══ Supplied data

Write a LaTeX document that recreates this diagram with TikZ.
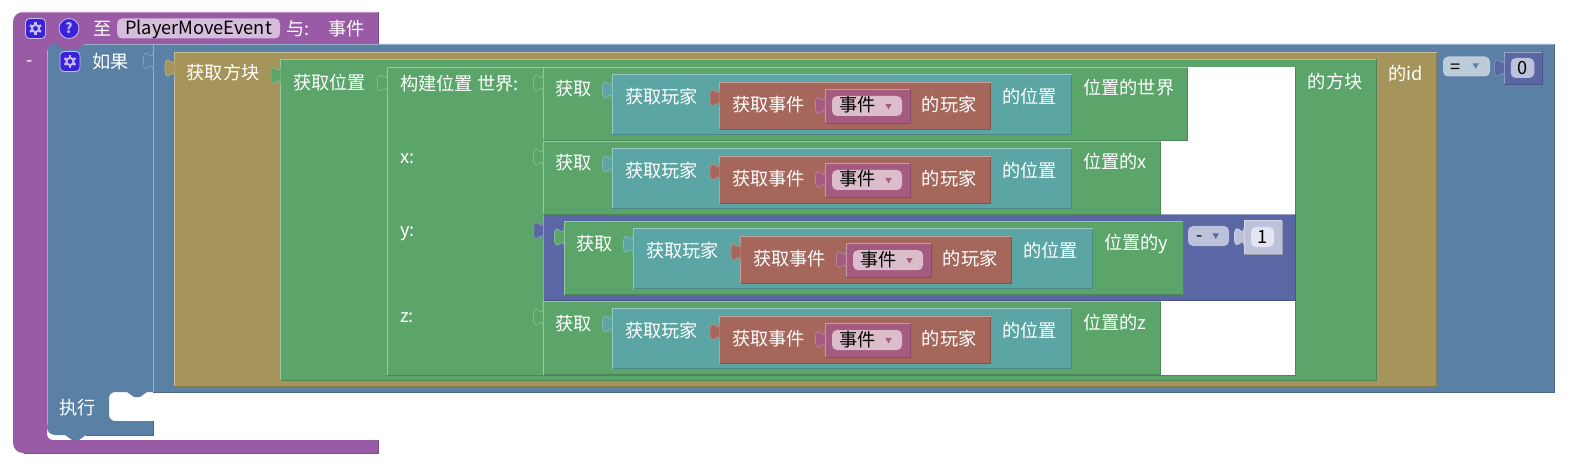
\documentclass[tikz,border=0pt]{standalone}
\usepackage{fontspec}
\setmainfont{Noto Sans CJK SC}
\usepackage{tikz}

\definecolor{procblock}{HTML}{995BA5}
\definecolor{logicblock}{HTML}{5B80A5}
\definecolor{goldblock}{HTML}{A5955B}
\definecolor{greenblock}{HTML}{5BA56B}
\definecolor{tealblock}{HTML}{5BA5A5}
\definecolor{brownblock}{HTML}{A5675B}
\definecolor{varblock}{HTML}{A55B80}
\definecolor{mathblock}{HTML}{5B67A5}
\definecolor{iconblue}{HTML}{3A22DC}
\definecolor{iconmark}{HTML}{C4BEEE}

% colour, left, top, right, bottom
\newcommand{\blockbox}[5]{
  \fill[#1] (#2,#3) rectangle (#4,#5);
  \draw[#1!82!black, line width=.9pt] (#4,#3) -- (#4,#5) -- (#2,#5);
  \draw[#1!62!white, line width=.9pt] (#2,#5) -- (#2,#3) -- (#4,#3);
}
% colour, edge of the block, top of the block
\newcommand{\puzzletab}[3]{
  \draw[fill=#1, draw=#1!75!white, line width=.7pt]
    (#2,#3+7) .. controls (#2,#3+19) and (#2-9.6,#3-2.6) .. (#2-9.6,#3+16)
    .. controls (#2-9.6,#3+34.6) and (#2,#3+13) .. (#2,#3+25);
}
\newcommand{\droparrow}[3]{
  \fill[#1] (#2-3.2,#3-2.6) -- (#2+3.2,#3-2.6) -- (#2,#3+2.8) -- cycle;
}
\newcommand{\gearmark}[1]{
  \foreach \a in {30,90,...,330}
    \draw[iconmark, line width=2.4pt] (#1) ++(\a:3.4) -- ++(\a:3);
  \draw[iconmark, line width=2pt] (#1) circle (3.6);
}

\begin{document}
\begin{tikzpicture}[x=1pt,y=-1pt]
      \tikzstyle{word} = [font=\fontsize{18.2}{20}\selectfont,text=white,anchor=west,inner sep=0pt,text height=15pt,text depth=2pt]
      \tikzstyle{inkword} = [word,text=black]
      \tikzstyle{dropdown} = [rounded corners=5pt,inner sep=0pt,minimum height=20pt]
      \tikzstyle{iconbox} = [rounded corners=4pt,fill=iconblue,draw=iconmark,line width=.8pt,minimum size=20pt,inner sep=0pt]
      \useasboundingbox (0,0) rectangle (1590,473);

      % hat block
      \fill[procblock] (13,200) [rounded corners=10pt] -- (13,12) [sharp corners] -- (378,12) -- (378,44)
        -- (90,44) -- (90,52) -- (47,52) [rounded corners=6pt] -- (47,440) [sharp corners] -- (378,440) -- (378,453)
        [rounded corners=10pt] -- (13,453) -- cycle;
      \draw[procblock!82!black, line width=.9pt] (378,12) -- (378,44);
      \draw[procblock!82!black, line width=.9pt] (378,440) -- (378,453) -- (24,453);
      \draw[procblock!62!white, line width=.9pt] (22,12) -- (378,12);
      \node (hatgear) [iconbox] at (35.5,28.5) {};
      \gearmark{hatgear}
      \node (hathelp) [iconbox,circle] at (69,28.5) {};
      \node (hatmark) [font=\fontsize{14}{14}\selectfont\bfseries,text=iconmark,inner sep=0pt] at (hathelp) {?};
      \node (hatto) [word] at (93,29) {至};
      \node (hatfield) [dropdown,fill=procblock!40!white,minimum width=163pt,minimum height=20pt] at (198.5,28.5) {};
      \node (hatname) [inkword,anchor=center] at (hatfield) {PlayerMoveEvent};
      \node (hatwith) [word] at (286,29) {与:};
      \node (hatarg) [word] at (328,29) {事件};
      \node (hatminus) [word] at (26,60) {-};

      % if block
      \fill[logicblock] (47,300) [rounded corners=8pt] -- (47,44) [sharp corners] -- (57,44) -- (64,50) -- (77,50) -- (84,44)
        -- (1554,44) -- (1554,392) -- (147,392) -- (140,397) -- (134,397) -- (127,392)
        [rounded corners=6pt] -- (109,392) -- (109,421) [sharp corners] -- (153,421) -- (153,435)
        -- (86,435) -- (79,440) -- (72,440) -- (65,435) [rounded corners=8pt] -- (47,435) -- cycle;
      \draw[logicblock!62!white, line width=.9pt] (84,44) -- (1554,44);
      \draw[logicblock!62!white, line width=.9pt] (47,50) -- (47,425);
      \draw[logicblock!82!black, line width=.9pt] (1554,44) -- (1554,392) -- (153,392);
      \draw[logicblock!82!black, line width=.9pt] (153,421) -- (153,435) -- (86,435);
      \draw[logicblock!62!white, line width=.9pt] (153,45) -- (153,392);
      \puzzletab{logicblock}{153}{45}
      \node (ifgear) [iconbox] at (70,61.5) {};
      \gearmark{ifgear}
      \node (ifword) [word] at (92,62) {如果};
      \node (doword) [word] at (59,408) {执行};

      % equals and its number
      \node (eqdrop) [dropdown,fill=logicblock!40!white,minimum width=47pt] at (1466.5,66.5) {};
      \node (eqmark) [inkword] at (1450,67) {=};
      \droparrow{logicblock}{1475.7}{66}
      \blockbox{mathblock}{1504}{52}{1542}{84.5}
      \puzzletab{mathblock}{1504}{52}
      \node (zerofield) [dropdown,fill=mathblock!40!white,minimum width=23.5pt] at (1522.5,68) {};
      \node (zeromark) [inkword,anchor=center] at (zerofield) {0};

      % nested blocks
      \blockbox{goldblock}{174.5}{52}{1436.7}{386}
      \puzzletab{goldblock}{174.5}{52}
      \node (blockword) [word] at (186.5,73.5) {获取方块};
      \node (idword) [word] at (1388,74.5) {的id};
      \blockbox{greenblock}{280.6}{59.5}{1376}{380}
      \puzzletab{greenblock}{280.6}{59.5}
      \node (posword) [word] at (293,83) {获取位置};
      \node (ofblock) [word] at (1307.7,82) {的方块};
      \blockbox{greenblock}{387}{67}{1295}{375}
      \puzzletab{greenblock}{387}{67}
      \fill[white] (543,67) rectangle (1295,375);
      \node (makeword) [word] at (400,84) {构建位置 世界:};
      \node (xword) [word] at (400,157) {x:};
      \node (yword) [word] at (400,230) {y:};
      \node (zword) [word] at (400,316) {z:};

      % the minus block round the y row
      \blockbox{mathblock}{543}{214.5}{1295}{300.5}
      \puzzletab{mathblock}{543}{214.5}
      \node (minusdrop) [dropdown,fill=mathblock!40!white,minimum width=41pt] at (1208.5,236) {};
      \node (minusmark) [inkword] at (1196,235) {-};
      \droparrow{mathblock}{1215.7}{236}
      \blockbox{mathblock!40!white}{1244}{220.7}{1282}{254}
      \puzzletab{mathblock!40!white}{1244}{220.7}
      \node (onefield) [dropdown,fill=mathblock!17!white,minimum width=23pt] at (1262.5,237) {};
      \node (onemark) [inkword,anchor=center] at (onefield) {1};

      % the four rows
      \foreach \nm/\ox/\oy/\rt/\lab in {rw/0/0/1187.7/位置的世界,rx/0/74/1160.7/位置的x,ry/21/154.2/1162/位置的y,rz/0/234/1160.7/位置的z}{
        \begin{scope}[shift={(\ox,\oy)}]
          \blockbox{greenblock}{543}{67}{\rt}{140.5}
          \puzzletab{greenblock}{543}{67}
          \node (\nm get) [word] at (555.5,89.5) {获取};
          \blockbox{tealblock}{612}{74}{1071.7}{134.5}
          \puzzletab{tealblock}{612}{74}
          \node (\nm player) [word] at (625,97) {获取玩家};
          \blockbox{brownblock}{719.5}{82}{990.6}{129}
          \puzzletab{brownblock}{719.5}{82}
          \node (\nm event) [word] at (732,105) {获取事件};
          \blockbox{varblock}{825}{89.5}{910}{123}
          \puzzletab{varblock}{825}{89.5}
          \node (\nm drop) [dropdown,fill=varblock!40!white,minimum width=70pt] at (867,106) {};
          \node (\nm arg) [inkword] at (839.5,105.5) {事件};
          \droparrow{varblock}{888.5}{106.5}
          \node (\nm owner) [word] at (921.6,105) {的玩家};
          \node (\nm where) [word] at (1002,97) {的位置};
          \node (\nm part) [word] at (1083,88.5) {\lab};
        \end{scope}
      }
\end{tikzpicture}
\end{document}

════

» Stated task
Please reproduce the listing exactly from its opening line through the line that contains "(0,0) rectangle (1590,473);", both included, with all pictures omitted.

» Written answer
Write a LaTeX document that recreates this diagram with TikZ.
\documentclass[tikz,border=0pt]{standalone}
\usepackage{fontspec}
\setmainfont{Noto Sans CJK SC}
\usepackage{tikz}

\definecolor{procblock}{HTML}{995BA5}
\definecolor{logicblock}{HTML}{5B80A5}
\definecolor{goldblock}{HTML}{A5955B}
\definecolor{greenblock}{HTML}{5BA56B}
\definecolor{tealblock}{HTML}{5BA5A5}
\definecolor{brownblock}{HTML}{A5675B}
\definecolor{varblock}{HTML}{A55B80}
\definecolor{mathblock}{HTML}{5B67A5}
\definecolor{iconblue}{HTML}{3A22DC}
\definecolor{iconmark}{HTML}{C4BEEE}

% colour, left, top, right, bottom
\newcommand{\blockbox}[5]{
  \fill[#1] (#2,#3) rectangle (#4,#5);
  \draw[#1!82!black, line width=.9pt] (#4,#3) -- (#4,#5) -- (#2,#5);
  \draw[#1!62!white, line width=.9pt] (#2,#5) -- (#2,#3) -- (#4,#3);
}
% colour, edge of the block, top of the block
\newcommand{\puzzletab}[3]{
  \draw[fill=#1, draw=#1!75!white, line width=.7pt]
    (#2,#3+7) .. controls (#2,#3+19) and (#2-9.6,#3-2.6) .. (#2-9.6,#3+16)
    .. controls (#2-9.6,#3+34.6) and (#2,#3+13) .. (#2,#3+25);
}
\newcommand{\droparrow}[3]{
  \fill[#1] (#2-3.2,#3-2.6) -- (#2+3.2,#3-2.6) -- (#2,#3+2.8) -- cycle;
}
\newcommand{\gearmark}[1]{
  \foreach \a in {30,90,...,330}
    \draw[iconmark, line width=2.4pt] (#1) ++(\a:3.4) -- ++(\a:3);
  \draw[iconmark, line width=2pt] (#1) circle (3.6);
}

\begin{document}
\begin{tikzpicture}[x=1pt,y=-1pt]
      \tikzstyle{word} = [font=\fontsize{18.2}{20}\selectfont,text=white,anchor=west,inner sep=0pt,text height=15pt,text depth=2pt]
      \tikzstyle{inkword} = [word,text=black]
      \tikzstyle{dropdown} = [rounded corners=5pt,inner sep=0pt,minimum height=20pt]
      \tikzstyle{iconbox} = [rounded corners=4pt,fill=iconblue,draw=iconmark,line width=.8pt,minimum size=20pt,inner sep=0pt]
      \useasboundingbox (0,0) rectangle (1590,473);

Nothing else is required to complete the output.